Exercise aim> Sift the material for lines containing "this", and return them.

Given data>
··········
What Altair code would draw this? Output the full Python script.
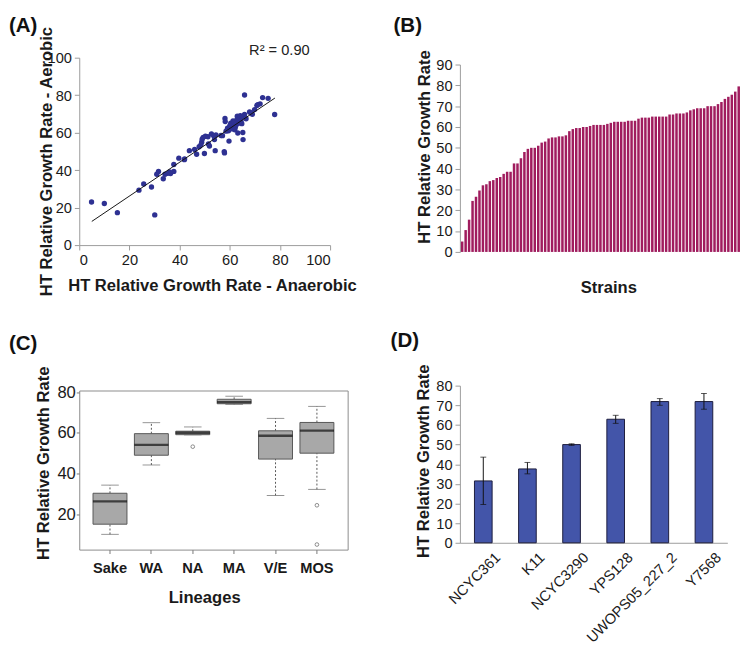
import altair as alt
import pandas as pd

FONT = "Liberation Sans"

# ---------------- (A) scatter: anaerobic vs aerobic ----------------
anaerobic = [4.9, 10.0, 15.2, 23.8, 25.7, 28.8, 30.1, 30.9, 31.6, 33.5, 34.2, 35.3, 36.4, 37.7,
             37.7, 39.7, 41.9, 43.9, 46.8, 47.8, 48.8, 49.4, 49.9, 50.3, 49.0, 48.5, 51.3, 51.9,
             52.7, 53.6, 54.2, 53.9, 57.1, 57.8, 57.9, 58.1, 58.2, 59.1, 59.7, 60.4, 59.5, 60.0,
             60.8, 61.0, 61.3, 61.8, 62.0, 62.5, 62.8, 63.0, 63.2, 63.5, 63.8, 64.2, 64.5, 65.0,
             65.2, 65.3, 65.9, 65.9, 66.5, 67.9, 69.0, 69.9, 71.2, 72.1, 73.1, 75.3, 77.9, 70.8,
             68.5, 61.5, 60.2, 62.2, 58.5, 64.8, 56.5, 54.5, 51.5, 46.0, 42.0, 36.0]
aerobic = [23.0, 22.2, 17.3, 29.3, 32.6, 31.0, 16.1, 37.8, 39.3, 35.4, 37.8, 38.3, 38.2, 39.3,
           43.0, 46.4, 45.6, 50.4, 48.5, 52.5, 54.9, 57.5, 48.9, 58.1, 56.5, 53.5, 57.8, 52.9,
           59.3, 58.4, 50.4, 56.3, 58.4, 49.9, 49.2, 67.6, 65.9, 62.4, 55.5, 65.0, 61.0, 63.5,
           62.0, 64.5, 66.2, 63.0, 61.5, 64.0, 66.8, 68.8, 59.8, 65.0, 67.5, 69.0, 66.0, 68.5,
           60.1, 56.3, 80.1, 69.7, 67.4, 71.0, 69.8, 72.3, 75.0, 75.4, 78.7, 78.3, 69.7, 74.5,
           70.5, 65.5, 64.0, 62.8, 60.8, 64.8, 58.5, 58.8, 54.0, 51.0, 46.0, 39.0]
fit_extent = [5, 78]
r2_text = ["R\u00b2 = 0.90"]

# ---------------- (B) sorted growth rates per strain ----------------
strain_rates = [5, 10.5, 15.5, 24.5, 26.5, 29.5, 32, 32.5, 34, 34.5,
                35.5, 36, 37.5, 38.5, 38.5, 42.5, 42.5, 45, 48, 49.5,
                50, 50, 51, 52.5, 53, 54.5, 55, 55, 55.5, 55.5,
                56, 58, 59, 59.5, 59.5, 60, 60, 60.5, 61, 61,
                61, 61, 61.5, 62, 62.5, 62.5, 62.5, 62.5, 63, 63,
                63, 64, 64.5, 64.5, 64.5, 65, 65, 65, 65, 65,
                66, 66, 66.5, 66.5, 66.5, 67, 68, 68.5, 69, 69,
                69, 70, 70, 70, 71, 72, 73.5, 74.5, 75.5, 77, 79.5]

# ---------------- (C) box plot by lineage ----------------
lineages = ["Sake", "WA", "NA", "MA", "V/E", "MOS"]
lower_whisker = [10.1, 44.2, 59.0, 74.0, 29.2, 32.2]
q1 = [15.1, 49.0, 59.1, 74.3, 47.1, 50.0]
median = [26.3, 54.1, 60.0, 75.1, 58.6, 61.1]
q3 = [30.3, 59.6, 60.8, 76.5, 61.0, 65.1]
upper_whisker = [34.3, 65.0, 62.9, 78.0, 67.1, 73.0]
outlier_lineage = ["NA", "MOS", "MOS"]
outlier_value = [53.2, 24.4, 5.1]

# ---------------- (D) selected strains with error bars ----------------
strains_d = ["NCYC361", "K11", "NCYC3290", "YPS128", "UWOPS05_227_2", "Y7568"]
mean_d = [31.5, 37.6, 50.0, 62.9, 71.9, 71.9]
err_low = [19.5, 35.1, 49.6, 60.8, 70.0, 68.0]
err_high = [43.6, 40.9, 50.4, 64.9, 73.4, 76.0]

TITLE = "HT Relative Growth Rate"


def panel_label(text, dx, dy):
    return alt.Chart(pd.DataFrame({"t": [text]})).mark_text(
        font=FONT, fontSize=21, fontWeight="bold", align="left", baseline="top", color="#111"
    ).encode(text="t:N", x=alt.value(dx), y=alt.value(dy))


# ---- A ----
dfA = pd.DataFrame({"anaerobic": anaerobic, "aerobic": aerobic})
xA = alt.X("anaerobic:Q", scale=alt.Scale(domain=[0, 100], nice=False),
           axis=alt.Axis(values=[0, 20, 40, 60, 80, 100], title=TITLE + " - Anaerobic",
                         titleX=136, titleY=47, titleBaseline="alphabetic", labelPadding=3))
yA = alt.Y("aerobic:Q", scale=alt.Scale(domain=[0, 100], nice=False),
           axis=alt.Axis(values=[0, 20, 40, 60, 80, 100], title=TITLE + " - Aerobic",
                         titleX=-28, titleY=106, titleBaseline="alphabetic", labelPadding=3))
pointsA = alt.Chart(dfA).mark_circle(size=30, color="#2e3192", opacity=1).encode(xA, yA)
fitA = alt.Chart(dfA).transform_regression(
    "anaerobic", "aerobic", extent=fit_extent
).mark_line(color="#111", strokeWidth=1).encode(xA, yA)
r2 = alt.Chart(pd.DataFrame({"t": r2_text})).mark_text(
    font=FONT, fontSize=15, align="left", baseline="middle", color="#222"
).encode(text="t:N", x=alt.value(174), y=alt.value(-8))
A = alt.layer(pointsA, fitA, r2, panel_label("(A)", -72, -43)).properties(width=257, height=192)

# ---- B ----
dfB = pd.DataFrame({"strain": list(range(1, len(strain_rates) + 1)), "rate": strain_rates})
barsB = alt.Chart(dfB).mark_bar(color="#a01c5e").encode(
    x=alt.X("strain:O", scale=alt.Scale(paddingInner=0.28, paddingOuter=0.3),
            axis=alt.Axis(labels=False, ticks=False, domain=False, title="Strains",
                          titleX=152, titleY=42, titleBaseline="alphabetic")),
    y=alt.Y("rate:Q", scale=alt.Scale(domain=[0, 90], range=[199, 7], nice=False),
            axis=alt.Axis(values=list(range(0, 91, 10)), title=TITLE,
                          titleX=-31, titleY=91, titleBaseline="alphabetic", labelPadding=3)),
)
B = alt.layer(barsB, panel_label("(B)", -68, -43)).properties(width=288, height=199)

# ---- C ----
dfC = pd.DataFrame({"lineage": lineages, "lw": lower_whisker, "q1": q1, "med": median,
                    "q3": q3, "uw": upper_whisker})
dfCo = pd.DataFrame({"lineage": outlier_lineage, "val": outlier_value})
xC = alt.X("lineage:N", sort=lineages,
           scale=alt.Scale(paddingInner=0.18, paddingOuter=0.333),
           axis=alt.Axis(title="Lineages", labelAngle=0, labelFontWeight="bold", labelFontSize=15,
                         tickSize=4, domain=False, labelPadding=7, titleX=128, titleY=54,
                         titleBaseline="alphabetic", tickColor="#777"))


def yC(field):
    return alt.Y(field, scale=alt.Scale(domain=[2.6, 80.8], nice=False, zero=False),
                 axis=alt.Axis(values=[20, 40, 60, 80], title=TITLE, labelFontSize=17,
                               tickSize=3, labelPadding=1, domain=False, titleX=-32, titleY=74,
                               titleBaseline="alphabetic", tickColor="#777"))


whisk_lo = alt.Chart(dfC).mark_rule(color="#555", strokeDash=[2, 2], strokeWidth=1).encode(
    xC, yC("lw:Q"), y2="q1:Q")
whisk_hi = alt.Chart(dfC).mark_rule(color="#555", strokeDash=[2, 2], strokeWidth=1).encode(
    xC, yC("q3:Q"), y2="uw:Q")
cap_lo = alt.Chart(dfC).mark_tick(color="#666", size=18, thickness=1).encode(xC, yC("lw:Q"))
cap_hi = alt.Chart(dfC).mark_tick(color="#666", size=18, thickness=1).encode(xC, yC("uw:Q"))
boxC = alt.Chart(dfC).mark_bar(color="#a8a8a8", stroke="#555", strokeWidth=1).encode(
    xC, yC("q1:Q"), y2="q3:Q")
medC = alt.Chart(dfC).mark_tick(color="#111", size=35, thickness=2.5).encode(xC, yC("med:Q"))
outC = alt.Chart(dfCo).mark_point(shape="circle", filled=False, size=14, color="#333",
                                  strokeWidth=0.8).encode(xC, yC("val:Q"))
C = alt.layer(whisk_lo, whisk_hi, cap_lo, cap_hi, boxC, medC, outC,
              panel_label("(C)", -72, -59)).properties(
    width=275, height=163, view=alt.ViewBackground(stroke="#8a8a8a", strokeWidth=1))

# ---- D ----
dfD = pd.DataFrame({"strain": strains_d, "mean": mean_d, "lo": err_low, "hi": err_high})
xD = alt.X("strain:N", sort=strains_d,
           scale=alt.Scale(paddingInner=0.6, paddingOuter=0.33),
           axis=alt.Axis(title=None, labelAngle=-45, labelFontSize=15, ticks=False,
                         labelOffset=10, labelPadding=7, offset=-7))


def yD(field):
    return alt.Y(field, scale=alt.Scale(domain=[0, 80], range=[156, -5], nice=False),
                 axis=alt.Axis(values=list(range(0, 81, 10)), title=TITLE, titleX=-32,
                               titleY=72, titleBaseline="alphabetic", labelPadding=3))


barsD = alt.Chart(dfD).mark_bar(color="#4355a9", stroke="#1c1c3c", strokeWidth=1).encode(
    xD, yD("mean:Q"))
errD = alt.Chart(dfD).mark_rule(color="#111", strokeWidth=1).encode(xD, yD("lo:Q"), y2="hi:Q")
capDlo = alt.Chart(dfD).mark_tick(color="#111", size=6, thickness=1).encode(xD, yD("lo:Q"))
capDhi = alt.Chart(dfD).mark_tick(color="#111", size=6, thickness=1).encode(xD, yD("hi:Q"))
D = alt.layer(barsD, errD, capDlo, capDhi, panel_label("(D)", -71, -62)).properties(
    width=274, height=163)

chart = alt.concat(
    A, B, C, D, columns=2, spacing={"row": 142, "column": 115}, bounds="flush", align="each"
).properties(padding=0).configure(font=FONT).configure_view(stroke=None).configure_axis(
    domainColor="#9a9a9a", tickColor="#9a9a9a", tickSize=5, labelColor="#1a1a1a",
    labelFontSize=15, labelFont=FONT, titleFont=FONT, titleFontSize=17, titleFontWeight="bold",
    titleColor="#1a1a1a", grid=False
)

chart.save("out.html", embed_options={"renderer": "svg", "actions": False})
··········
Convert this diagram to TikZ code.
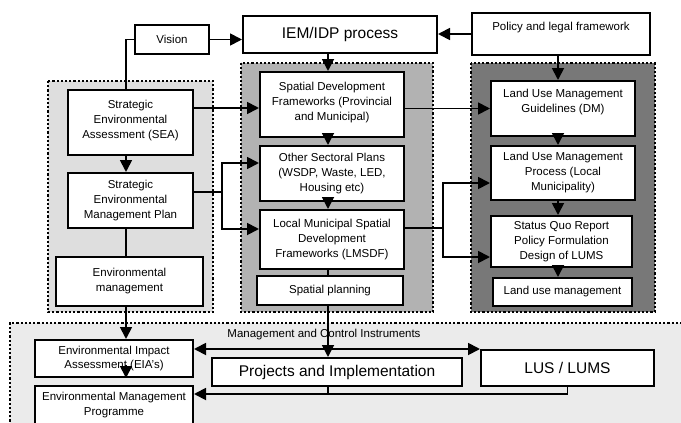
··········
Answer>
What Altair code would draw this? Output the full Python script.
Convert this diagram to TikZ code.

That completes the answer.